Boudreault and Mayberry (2006) note that classifier sentences were the most difficult to make ungrammatical for the ASL stimuli – the same was true for BSL. Boudreault and Mayberry attribute this to a lack of understanding about the use of classifier constructions compared to other structures, although it may be that constituent orders with classifier sentences are more variable than in other syntactic constructions (e.g., Johnston, Vermeerbergen, Schembri, & Leeson, 2007). The sentences containing the classifier constructions were made ungrammatical by moving the verb phrase containing the classifier construction before the ground and figure noun phrases.
(9a) Classifier construction sentence (grammatical)
bicycle boy cl:v-fall-off-cl:b
‘The boy fell off the bicycle.’ (Supplementary Video 17)
(9b) Classifier construction sentence (ungrammatical)
*cl:v-fall-off-cl:b bicycle boy
‘Fall off the bicycle the boy.’ (Supplementary Video 18)
4.2. Testing equipment and materials
The BSL stimuli were produced by a deaf native BSL signer model who was filmed with a digital video camera. During filming, the model was monitored by three fluent signers of BSL to ensure that sentences looked as natural as possible; any sentences which were thought to be problematic were refilmed until the production speed, rhythm, timing, etc. was considered acceptable. After filming and editing, video clips for the individual sentences were used in the creation of the online experiment. Stimuli were presented on a desktop computer with a 19-inch computer screen (resolution 1024 × 768) using DMDX software (Forster & Forster, 2003). This setting was used in all but two cases. For two participants, the task was run on a MacBook Pro running Windows XP; the laptop was elevated to approximate the height of the PC used to collect the data for the other participants, and two buttons on opposite sides of the keyboard marked with red and green stickers acted as the response buttons.
4.3. Pilot phase
Once the creation of the task was completed, a pilot session was run with three deaf native BSL signers. Participants in this pilot phase were instructed to focus on detecting errors in the structure of the stimuli, including non-manual marking, sign order and/or the use of space. All three signers responded to each of the 168 items, rejecting those that were not clear examples of either grammatical or ungrammatical sentences. The small number of rejected stimuli, together with a few stimuli in which agreement between all three native signers could not be reached, were removed. This resulted in a remaining set of 156 items.
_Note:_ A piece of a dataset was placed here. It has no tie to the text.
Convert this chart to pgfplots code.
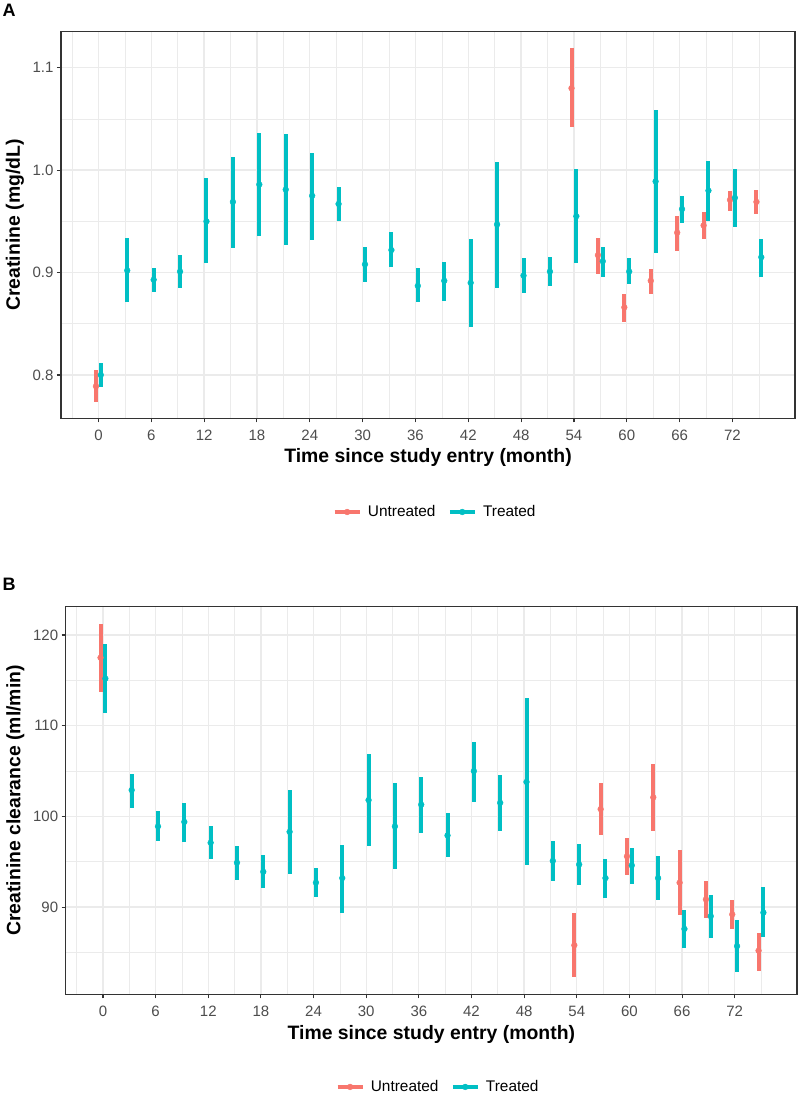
\documentclass[border=0pt]{standalone}
\usepackage{pgfplots}
\pgfplotsset{compat=1.18}
\usepackage{pgfplotstable}
\usepackage{fontspec}
\setmainfont{Liberation Sans}
\definecolor{cU}{HTML}{F8766D}
\definecolor{cT}{HTML}{00BFC4}
\definecolor{gridc}{HTML}{EBEBEB}
\definecolor{bordc}{HTML}{333333}
\definecolor{tickc}{HTML}{4D4D4D}

% Panel A: creatinine
\pgfplotstableread{
x y lo hi
0 0.789 0.774 0.805
54 1.080 1.042 1.119
57 0.917 0.899 0.934
60 0.866 0.852 0.879
63 0.892 0.879 0.903
66 0.939 0.921 0.955
69 0.946 0.933 0.959
72 0.971 0.960 0.980
75 0.969 0.957 0.981
}\dAU
\pgfplotstableread{
x y lo hi
0 0.800 0.788 0.812
3 0.902 0.871 0.934
6 0.893 0.881 0.904
9 0.901 0.885 0.917
12 0.950 0.909 0.992
15 0.969 0.924 1.013
18 0.986 0.936 1.036
21 0.981 0.927 1.035
24 0.975 0.932 1.017
27 0.967 0.950 0.984
30 0.908 0.891 0.925
33 0.922 0.905 0.940
36 0.887 0.871 0.904
39 0.892 0.872 0.910
42 0.890 0.847 0.933
45 0.947 0.885 1.008
48 0.897 0.880 0.914
51 0.901 0.887 0.915
54 0.955 0.909 1.001
57 0.911 0.896 0.925
60 0.901 0.889 0.914
63 0.989 0.919 1.059
66 0.962 0.948 0.975
69 0.980 0.950 1.009
72 0.973 0.944 1.001
75 0.915 0.896 0.933
}\dAT
% Panel B: creatinine clearance
\pgfplotstableread{
x y lo hi
0 117.5 113.75 121.2
54 85.8 82.3 89.4
57 100.8 97.9 103.7
60 95.6 93.5 97.6
63 102.1 98.4 105.8
66 92.7 89.1 96.3
69 90.85 88.75 92.9
72 89.2 87.6 90.8
75 85.2 83.0 87.2
}\dBU
\pgfplotstableread{
x y lo hi
0 115.2 111.4 119.0
3 102.9 100.9 104.7
6 98.9 97.3 100.6
9 99.4 97.2 101.5
12 97.1 95.3 98.9
15 94.9 93.0 96.7
18 93.9 92.1 95.7
21 98.3 93.7 102.9
24 92.7 91.1 94.3
27 93.2 89.3 96.9
30 101.8 96.7 106.9
33 98.9 94.2 103.7
36 101.3 98.2 104.4
39 97.9 95.5 100.4
42 105.0 101.6 108.2
45 101.5 98.4 104.6
48 103.8 94.6 113.0
51 95.1 92.9 97.3
54 94.7 92.4 97.0
57 93.2 91.0 95.3
60 94.6 92.5 96.5
63 93.2 90.8 95.6
66 87.6 85.5 89.7
69 89.0 86.6 91.3
72 85.7 82.8 88.6
75 89.4 86.7 92.2
}\dBT

\pgfplotsset{
  panel/.style={
    scale only axis, anchor=south west,
    xmin=-4.25, xmax=79.1,
    xtick={0,6,...,72}, xticklabels={0,6,12,18,24,30,36,42,48,54,60,66,72},
    minor xtick={-3,3,9,...,75},
    grid=both,
    major grid style={gridc, line width=1.3pt},
    minor grid style={gridc, line width=0.65pt},
    axis line style={bordc, line width=1.1pt},
    tick align=outside, tick pos=left,
    major tick length=4pt, minor tick length=0pt,
    tick style={bordc, line width=1.1pt},
    tick label style={font=\fontsize{15}{18}\selectfont, text=tickc},
    xticklabel style={anchor=base, yshift=-18.4pt},
    label style={font=\fontsize{19.4}{22}\selectfont\bfseries},
    xlabel={Time since study entry (month)},
    xlabel style={at={(axis description cs:0.5,0)}, anchor=base, yshift=-44.7pt},
    legend columns=2,
    legend style={draw=none, fill=none, font=\fontsize{15.4}{18}\selectfont, anchor=center,
      /tikz/every odd column/.append style={column sep=4pt},
      /tikz/every even column/.append style={column sep=10pt}},
  },
  untr/.style={cU, only marks, mark=*, mark size=2.9pt, mark options={draw=none, fill=cU},
    legend image code/.code={\draw[line width=4.5pt, cU] (0pt,0pt) -- (25pt,0pt); \fill[cU] (12.5pt,0pt) circle (2.9pt);},
    error bars/.cd, y dir=both, y explicit, error mark=none, error bar style={line width=4pt, cU}},
  trt/.style={cT, only marks, mark=*, mark size=2.9pt, mark options={draw=none, fill=cT},
    legend image code/.code={\draw[line width=4.5pt, cT] (0pt,0pt) -- (25pt,0pt); \fill[cT] (12.5pt,0pt) circle (2.9pt);},
    error bars/.cd, y dir=both, y explicit, error mark=none, error bar style={line width=4pt, cT}},
}

\begin{document}
\begin{tikzpicture}
\fill[white] (0pt,0pt) rectangle (800pt,1095pt);
\path[use as bounding box] (0pt,0pt) rectangle (800pt,1095pt);

\node[anchor=base west, inner sep=0pt, font=\fontsize{18}{20}\selectfont\bfseries] at (2.5pt,1078.5pt) {A};
\node[anchor=base west, inner sep=0pt, font=\fontsize{18}{20}\selectfont\bfseries] at (2.5pt,504.5pt) {B};

\begin{axis}[panel, at={(61pt,676.7pt)}, width=734pt, height=386.6pt,
  ymin=0.7577, ymax=1.1352,
  ytick={0.8,0.9,1.0,1.1}, yticklabels={0.8,0.9,1.0,1.1},
  minor ytick={0.75,0.85,0.95,1.05},
  ylabel={Creatinine (mg/dL)},
  ylabel style={at={(axis description cs:-0.0627,0.5)}, anchor=center},
  legend style={at={(0.5095,-0.2424)}}]
\addplot[untr] table[x expr=\thisrow{x}-0.28, y=y, y error plus expr=\thisrow{hi}-\thisrow{y}, y error minus expr=\thisrow{y}-\thisrow{lo}] {\dAU};
\addlegendentry{Untreated}
\addplot[trt] table[x expr=\thisrow{x}+0.27, y=y, y error plus expr=\thisrow{hi}-\thisrow{y}, y error minus expr=\thisrow{y}-\thisrow{lo}] {\dAT};
\addlegendentry{Treated}
\end{axis}

\begin{axis}[panel, at={(65.7pt,100.7pt)}, width=731.3pt, height=387.6pt,
  ymin=80.39, ymax=123.12,
  ytick={90,100,110,120}, yticklabels={90,100,110,120},
  minor ytick={85,95,105,115},
  ylabel={Creatinine clearance (ml/min)},
  ylabel style={at={(axis description cs:-0.069,0.5)}, anchor=center},
  legend style={at={(0.509,-0.239)}}]
\addplot[untr] table[x expr=\thisrow{x}-0.28, y=y, y error plus expr=\thisrow{hi}-\thisrow{y}, y error minus expr=\thisrow{y}-\thisrow{lo}] {\dBU};
\addlegendentry{Untreated}
\addplot[trt] table[x expr=\thisrow{x}+0.27, y=y, y error plus expr=\thisrow{hi}-\thisrow{y}, y error minus expr=\thisrow{y}-\thisrow{lo}] {\dBT};
\addlegendentry{Treated}
\end{axis}
\end{tikzpicture}
\end{document}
The revised task contained 120 stimuli, with the same overall balance of syntactic structures (specifically, 36 stimuli judged to be acceptable by the native signer panel were randomly selected for removal in order to maintain equal numbers of each sentence type as in the original 168 item task).
4.4. Participants
We recruited deaf signers with varying reported ages of acquisition of BSL: 10 native signers from deaf families who were exposed to BSL from birth and 20 non-native signers from hearing families who reported being first exposed to BSL between 2 and 18 years of age. Participants were for the most part clearly prelingually deaf (23 reported being deaf from birth; four reported becoming deaf before age 3, and three reported becoming deaf between ages 3 and 5). All participants reported severe or profound hearing loss. All participants reported that they use BSL every day as their preferred language and that they had been using BSL for 10 years or more at the time of testing. For the purposes of analysis, we separated participants into three groups: native signers (AoA from birth), early learners (AoA in early childhood between 2 and 8 years of age) and late learners (AoA after early childhood between 9 and 18 years of age), following similar age groupings from Mayberry (1993). Participants who reported their age of BSL acquisition as ‘from birth’ had at least one deaf parent whose preferred language was BSL. The early learner participants reported using BSL and/or Signed English/Sign Supported English in primary and secondary school with students outside of class, and some reported using BSL or Signed English/Sign Supported English in class as well. Primary school in the UK begins at age 5, so participants in the early learner group would have been exposed to some form of signing around that age. The late learner participants reported using Signed English/Sign Supported English and/or spoken English in class, with teachers, and outside of class in primary and secondary school; three late learners reported using BSL outside of class with other students in addition to signed/spoken English.11 Details about each group are shown in Table 2. Note that the higher reading ages in the late learners compared to the early learners suggest a higher level of English proficiency in the late learners, and that there may be some individuals in this group of signers with English as an L1.
Table 2.
N | AoA (mean) | Mean age (range) | Mean years of BSL use (range) | Mean sum of WASI t-scores (range) | Mean reading age (range) | |
---|---|---|---|---|---|---|
Native | 10 | – | 39.7 (20–57) | 39.7 (20–57) | 113.2 (83–126, SD 14.58) | 12.7 (7–16, SD 3.8) |
Early | 11 | 4.4 (2–8 years, SD 2.3) | 36.5 (19–54) | 32.0 (17–51) | 115 (99–123, SD 10.37) | 10.7 (7–17, SD 3.1) |
Late | 9 | 12.8 (9–18 years, SD 3.6) | 30.9 (20–43) | 18.1 (10–26) | 120.9 (100–134, SD 8.1) | 13.4 (10–18, SD 3.0) |
Rather than determining participants’ first language based solely on self-reported age of BSL acquisition, we obtained objective measures of English proficiency via standardised reading tests. We also obtained objective measures for nonverbal IQ. By factoring out reading age and nonverbal IQ, we were able to examine the unique effect of age of BSL acquisition on BSL syntactic knowledge.
4.5. Procedure
Participants were tested individually by a deaf native or fluent signer of BSL (and in two cases by a hearing signer fluent in BSL); in all cases, test-specific instructions were presented in BSL on video by a deaf native signer. Informed consent was obtained from all participants. As explained above, we also administered English reading test(s) as a measure of English proficiency, in addition to the BSL Grammaticality Judgement Task. We additionally administered the nonverbal subtests of the Wechsler Abbreviated Scale of Intelligence as an independent measure of visual–spatial skills, in order to avoid non-linguistic cognitive skills as a further confound.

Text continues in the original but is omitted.